Flying: heavier or lighter than air?

In 1783 the Montgolfier brothers, Joseph-Michel and Jacques-Étienne, devised the first hot-air balloon, using the expansion of hot air to create lift. The Montgolfiers’ first flight was near Annoney in France and so when a garbled account of his achievement reached Paris, Professor Jacques Charles decided that the Montgolfiers must have been using hydrogen (which is much less dense than air).

M-H Jeeves

Charles and his co-workers constructed a hydrogen balloon of silk fabric, and to make it less permeable to gas they coated it with a solution of rubber in turpentine. Their monster had a volume of about 35m3. To fill it with hydrogen Charles and his team added half a tonne of scrap iron to a quarter of a tonne of suitably-diluted sulfuric acid and piped the resulting reaction-heated hydrogen into the balloon with lead pipes. Quite the chemistry experiment!
It took days to fill the balloon and there were many leaks. But ultimately the balloon rose nobly into the air, and went northwards with the prevailing wind. It hit the ground again about 21km north of Paris, where it was destroyed by terrified peasants with pitchforks. Only later did Charles find out that the Montgolfier balloon used hot air – he had invented the hydrogen balloon by mistake.
Hydrogen went on to be the great lifting gas for Zeppelins and dirigibles generally.
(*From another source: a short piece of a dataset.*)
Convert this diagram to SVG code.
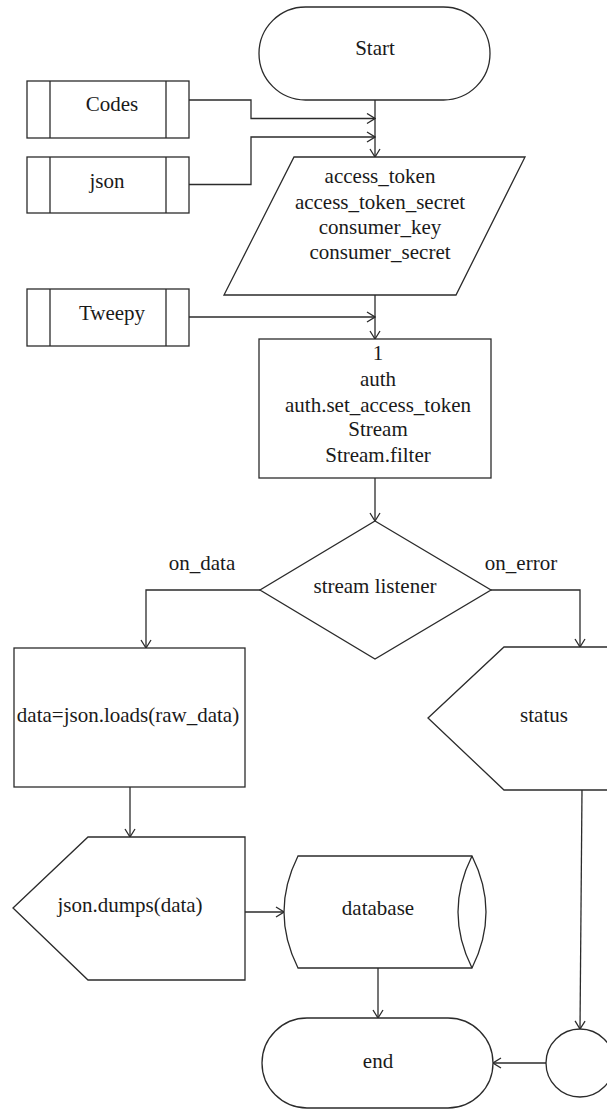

But, in the 1930s, two huge hydrogen fires in airships (one in the Hindenburg, and one in the R101) turned aerial technology decisively towards heavier-than-air winged machines. Even small balloons these days use helium, which is much more expensive and not as good a lifter, being twice as dense. But it is, at any rate, non-flammable.
Even so, in a chemical lecture it is feasible to make hydrogen by dissolving iron nails or (faster) granulated zinc in a mineral acid, and piping the evolved gas into a rubber balloon. Perhaps the fastest way to make hydrogen for a chemical lecture is not to use acid at all, but to dissolve aluminium foil in sodium hydroxide solution: 2NaOH + 2H2O + 2Al → 2NaAlO2 + 3H2. This energetic reaction will inflate a rubber balloon in a few minutes, and the result will lift weights or otherwise zoom dramatically up to the ceiling.
Hydrogen reacts intriguingly with chlorine, the mixture exploding in ultraviolet light to form hydrogen chloride: H2 + Cl2 → 2HCl. I claim that this is the fastest possible chemical reaction, and goes at the speed of light. I have demonstrated it in lectures and on TV.
But I didn’t get my gases from cylinders; I made them in situ by electrolysis of hydrochloric acid solution. I could fill a little polythene bag with this gas mixture, and tell the audience of its great instability. ‘It does not quite explode if you look at it,’ I’d say. ‘But it explodes if you take a photograph of it!’ Remarkably, the bag did not explode under steady lecture or TV tungsten-filament lamps. But the sudden burst of ultraviolet light from a photographic flash-unit set it off at once.
I once read a lovely old story about this reaction. The goodie had captured the baddie at night, and tied him to a balloon containing hydrogen and chlorine. The goodie then released the balloon, which drifted up into the night sky. With the light of dawn, the balloon exploded and the baddie fell to his well-deserved end. Sadly, this would not work. A mixture of 50% hydrogen and 50% chlorine is too dense to lift a balloon. 90% hydrogen and 10% chlorine would be a better lifter; but may not be sufficiently light-sensitive. Does any reader know the story or a solution?